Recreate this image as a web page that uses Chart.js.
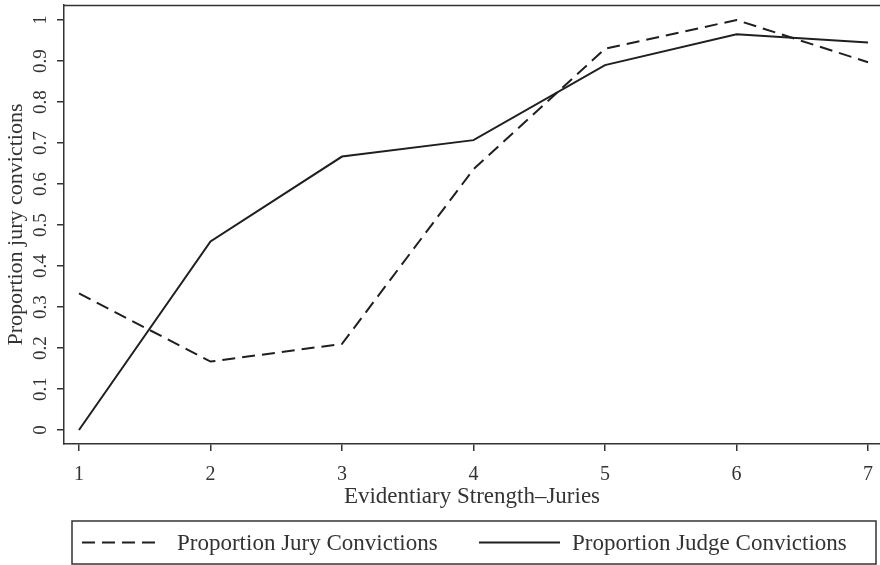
<!DOCTYPE html>
<html>
<head>
<meta charset="utf-8">
<title>Proportion of convictions by evidentiary strength</title>
<script src="https://cdn.jsdelivr.net/npm/chart.js@4.4.1/dist/chart.umd.min.js"></script>
<style>
  html, body { margin: 0; padding: 0; background: #fff; }
  #wrap { width: 880px; height: 565px; }
</style>
</head>
<body>
<div id="wrap"><canvas id="chart" width="880" height="565"></canvas></div>
<script>
// ---- data ----
const strength = [1, 2, 3, 4, 5, 6, 7];
const juryConvictions = [0.333, 0.167, 0.21, 0.636, 0.93, 1.0, 0.897];
const judgeConvictions = [0, 0.46, 0.667, 0.707, 0.89, 0.965, 0.945];
const yTicks = [0, 0.1, 0.2, 0.3, 0.4, 0.5, 0.6, 0.7, 0.8, 0.9, 1];
const yTickLabels = ['0', '0.1', '0.2', '0.3', '0.4', '0.5', '0.6', '0.7', '0.8', '0.9', '1'];
const seriesNames = ['Proportion Jury Convictions', 'Proportion Judge Convictions'];

const INK = '#1f1f1f';
const AXIS = '#333333';
const SERIF = '"Liberation Serif", "Times New Roman", serif';
const JURY_DASH = [13, 7];

// rotated y tick labels, top border line and boxed legend
const decorations = {
  id: 'decorations',
  afterDraw(chart) {
    const ctx = chart.ctx;
    const area = chart.chartArea;
    const yScale = chart.scales.y;

    // top border of the plot region
    ctx.save();
    ctx.strokeStyle = AXIS;
    ctx.lineWidth = 1.5;
    ctx.beginPath();
    ctx.moveTo(area.left, area.top + 0.5);
    ctx.lineTo(area.right, area.top + 0.5);
    ctx.stroke();
    ctx.restore();

    // y tick labels, turned like the reference
    ctx.save();
    ctx.fillStyle = AXIS;
    ctx.font = '19px ' + SERIF;
    ctx.textAlign = 'center';
    ctx.textBaseline = 'middle';
    yTicks.forEach((v, i) => {
      const py = yScale.getPixelForValue(v);
      ctx.save();
      ctx.translate(41, py);
      ctx.rotate(-Math.PI / 2);
      ctx.fillText(yTickLabels[i], 0, 0);
      ctx.restore();
    });
    ctx.restore();

    // legend box
    const box = { x: 72, y: 521, w: 804, h: 43 };
    const midY = box.y + box.h / 2;
    ctx.save();
    ctx.strokeStyle = AXIS;
    ctx.lineWidth = 1.5;
    ctx.strokeRect(box.x, box.y, box.w, box.h);

    const entries = [
      { x0: 82, x1: 157, tx: 177, ds: chart.data.datasets[0] },
      { x0: 479, x1: 560, tx: 572, ds: chart.data.datasets[1] }
    ];
    entries.forEach(e => {
      ctx.strokeStyle = e.ds.borderColor;
      ctx.lineWidth = e.ds.borderWidth;
      ctx.setLineDash(e.ds.borderDash || []);
      ctx.beginPath();
      ctx.moveTo(e.x0, midY);
      ctx.lineTo(e.x1, midY);
      ctx.stroke();
      ctx.setLineDash([]);
      ctx.fillStyle = AXIS;
      ctx.font = '23px ' + SERIF;
      ctx.textAlign = 'left';
      ctx.textBaseline = 'middle';
      ctx.fillText(e.ds.label, e.tx, midY + 1);
    });
    ctx.restore();
  }
};

const chart = new Chart(document.getElementById('chart'), {
  type: 'line',
  data: {
    datasets: [
      {
        label: seriesNames[0],
        data: strength.map((s, i) => ({ x: s, y: juryConvictions[i] })),
        borderColor: INK,
        borderWidth: 2,
        borderDash: JURY_DASH,
        pointRadius: 0,
        tension: 0,
        fill: false
      },
      {
        label: seriesNames[1],
        data: strength.map((s, i) => ({ x: s, y: judgeConvictions[i] })),
        borderColor: INK,
        borderWidth: 2,
        pointRadius: 0,
        tension: 0,
        fill: false
      }
    ]
  },
  options: {
    responsive: false,
    animation: false,
    devicePixelRatio: 1,
    layout: { padding: { top: 5, right: 0, bottom: 0, left: 0 } },
    plugins: {
      legend: { display: false },
      tooltip: { enabled: false }
    },
    scales: {
      x: {
        type: 'linear',
        min: 0.886,
        max: 7.091,
        afterBuildTicks: scale => { scale.ticks = strength.map(v => ({ value: v })); },
        afterFit: scale => {
          scale.height = 121;
          scale.paddingLeft = 0;
          scale.paddingRight = 0;
        },
        border: { display: true, color: AXIS, width: 1.5 },
        grid: { drawOnChartArea: false, drawTicks: true, tickLength: 7, color: AXIS, lineWidth: 1.5 },
        ticks: {
          color: AXIS,
          padding: 12,
          maxRotation: 0,
          autoSkip: false,
          font: { family: SERIF, size: 20 },
          callback: v => String(v)
        },
        title: {
          display: true,
          text: 'Evidentiary Strength–Juries',
          color: AXIS,
          font: { family: SERIF, size: 23 },
          padding: { top: 0, bottom: 54 }
        }
      },
      y: {
        type: 'linear',
        min: -0.0341,
        max: 1.0366,
        afterBuildTicks: scale => { scale.ticks = yTicks.map(v => ({ value: v })); },
        afterFit: scale => {
          scale.width = 64;
          scale.paddingTop = 0;
          scale.paddingBottom = 0;
        },
        border: { display: true, color: AXIS, width: 1.5 },
        grid: { drawOnChartArea: false, drawTicks: true, tickLength: 7, color: AXIS, lineWidth: 1.5 },
        ticks: { display: false },
        title: {
          display: true,
          text: 'Proportion jury convictions',
          color: AXIS,
          font: { family: SERIF, size: 22 },
          padding: { top: 3, bottom: 0 }
        }
      }
    }
  },
  plugins: [decorations]
});
</script>
</body>
</html>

[Task] Reproduce the material above verbatim; omit every picture.

[Answer below]
Recreate this image as a web page that uses Chart.js.
<!DOCTYPE html>
<html>
<head>
<meta charset="utf-8">
<title>Proportion of convictions by evidentiary strength</title>
<script src="https://cdn.jsdelivr.net/npm/chart.js@4.4.1/dist/chart.umd.min.js"></script>
<style>
  html, body { margin: 0; padding: 0; background: #fff; }
  #wrap { width: 880px; height: 565px; }
</style>
</head>
<body>
<div id="wrap"><canvas id="chart" width="880" height="565"></canvas></div>
<script>
// ---- data ----
const strength = [1, 2, 3, 4, 5, 6, 7];
const juryConvictions = [0.333, 0.167, 0.21, 0.636, 0.93, 1.0, 0.897];
const judgeConvictions = [0, 0.46, 0.667, 0.707, 0.89, 0.965, 0.945];
const yTicks = [0, 0.1, 0.2, 0.3, 0.4, 0.5, 0.6, 0.7, 0.8, 0.9, 1];
const yTickLabels = ['0', '0.1', '0.2', '0.3', '0.4', '0.5', '0.6', '0.7', '0.8', '0.9', '1'];
const seriesNames = ['Proportion Jury Convictions', 'Proportion Judge Convictions'];

const INK = '#1f1f1f';
const AXIS = '#333333';
const SERIF = '"Liberation Serif", "Times New Roman", serif';
const JURY_DASH = [13, 7];

// rotated y tick labels, top border line and boxed legend
const decorations = {
  id: 'decorations',
  afterDraw(chart) {
    const ctx = chart.ctx;
    const area = chart.chartArea;
    const yScale = chart.scales.y;

    // top border of the plot region
    ctx.save();
    ctx.strokeStyle = AXIS;
    ctx.lineWidth = 1.5;
    ctx.beginPath();
    ctx.moveTo(area.left, area.top + 0.5);
    ctx.lineTo(area.right, area.top + 0.5);
    ctx.stroke();
    ctx.restore();

    // y tick labels, turned like the reference
    ctx.save();
    ctx.fillStyle = AXIS;
    ctx.font = '19px ' + SERIF;
    ctx.textAlign = 'center';
    ctx.textBaseline = 'middle';
    yTicks.forEach((v, i) => {
      const py = yScale.getPixelForValue(v);
      ctx.save();
      ctx.translate(41, py);
      ctx.rotate(-Math.PI / 2);
      ctx.fillText(yTickLabels[i], 0, 0);
      ctx.restore();
    });
    ctx.restore();

    // legend box
    const box = { x: 72, y: 521, w: 804, h: 43 };
    const midY = box.y + box.h / 2;
    ctx.save();
    ctx.strokeStyle = AXIS;
    ctx.lineWidth = 1.5;
    ctx.strokeRect(box.x, box.y, box.w, box.h);

    const entries = [
      { x0: 82, x1: 157, tx: 177, ds: chart.data.datasets[0] },
      { x0: 479, x1: 560, tx: 572, ds: chart.data.datasets[1] }
    ];
    entries.forEach(e => {
      ctx.strokeStyle = e.ds.borderColor;
      ctx.lineWidth = e.ds.borderWidth;
      ctx.setLineDash(e.ds.borderDash || []);
      ctx.beginPath();
      ctx.moveTo(e.x0, midY);
      ctx.lineTo(e.x1, midY);
      ctx.stroke();
      ctx.setLineDash([]);
      ctx.fillStyle = AXIS;
      ctx.font = '23px ' + SERIF;
      ctx.textAlign = 'left';
      ctx.textBaseline = 'middle';
      ctx.fillText(e.ds.label, e.tx, midY + 1);
    });
    ctx.restore();
  }
};

const chart = new Chart(document.getElementById('chart'), {
  type: 'line',
  data: {
    datasets: [
      {
        label: seriesNames[0],
        data: strength.map((s, i) => ({ x: s, y: juryConvictions[i] })),
        borderColor: INK,
        borderWidth: 2,
        borderDash: JURY_DASH,
        pointRadius: 0,
        tension: 0,
        fill: false
      },
      {
        label: seriesNames[1],
        data: strength.map((s, i) => ({ x: s, y: judgeConvictions[i] })),
        borderColor: INK,
        borderWidth: 2,
        pointRadius: 0,
        tension: 0,
        fill: false
      }
    ]
  },
  options: {
    responsive: false,
    animation: false,
    devicePixelRatio: 1,
    layout: { padding: { top: 5, right: 0, bottom: 0, left: 0 } },
    plugins: {
      legend: { display: false },
      tooltip: { enabled: false }
    },
    scales: {
      x: {
        type: 'linear',
        min: 0.886,
        max: 7.091,
        afterBuildTicks: scale => { scale.ticks = strength.map(v => ({ value: v })); },
        afterFit: scale => {
          scale.height = 121;
          scale.paddingLeft = 0;
          scale.paddingRight = 0;
        },
        border: { display: true, color: AXIS, width: 1.5 },
        grid: { drawOnChartArea: false, drawTicks: true, tickLength: 7, color: AXIS, lineWidth: 1.5 },
        ticks: {
          color: AXIS,
          padding: 12,
          maxRotation: 0,
          autoSkip: false,
          font: { family: SERIF, size: 20 },
          callback: v => String(v)
        },
        title: {
          display: true,
          text: 'Evidentiary Strength–Juries',
          color: AXIS,
          font: { family: SERIF, size: 23 },
          padding: { top: 0, bottom: 54 }
        }
      },
      y: {
        type: 'linear',
        min: -0.0341,
        max: 1.0366,
        afterBuildTicks: scale => { scale.ticks = yTicks.map(v => ({ value: v })); },
        afterFit: scale => {
          scale.width = 64;
          scale.paddingTop = 0;
          scale.paddingBottom = 0;
        },
        border: { display: true, color: AXIS, width: 1.5 },
        grid: { drawOnChartArea: false, drawTicks: true, tickLength: 7, color: AXIS, lineWidth: 1.5 },
        ticks: { display: false },
        title: {
          display: true,
          text: 'Proportion jury convictions',
          color: AXIS,
          font: { family: SERIF, size: 22 },
          padding: { top: 3, bottom: 0 }
        }
      }
    }
  },
  plugins: [decorations]
});
</script>
</body>
</html>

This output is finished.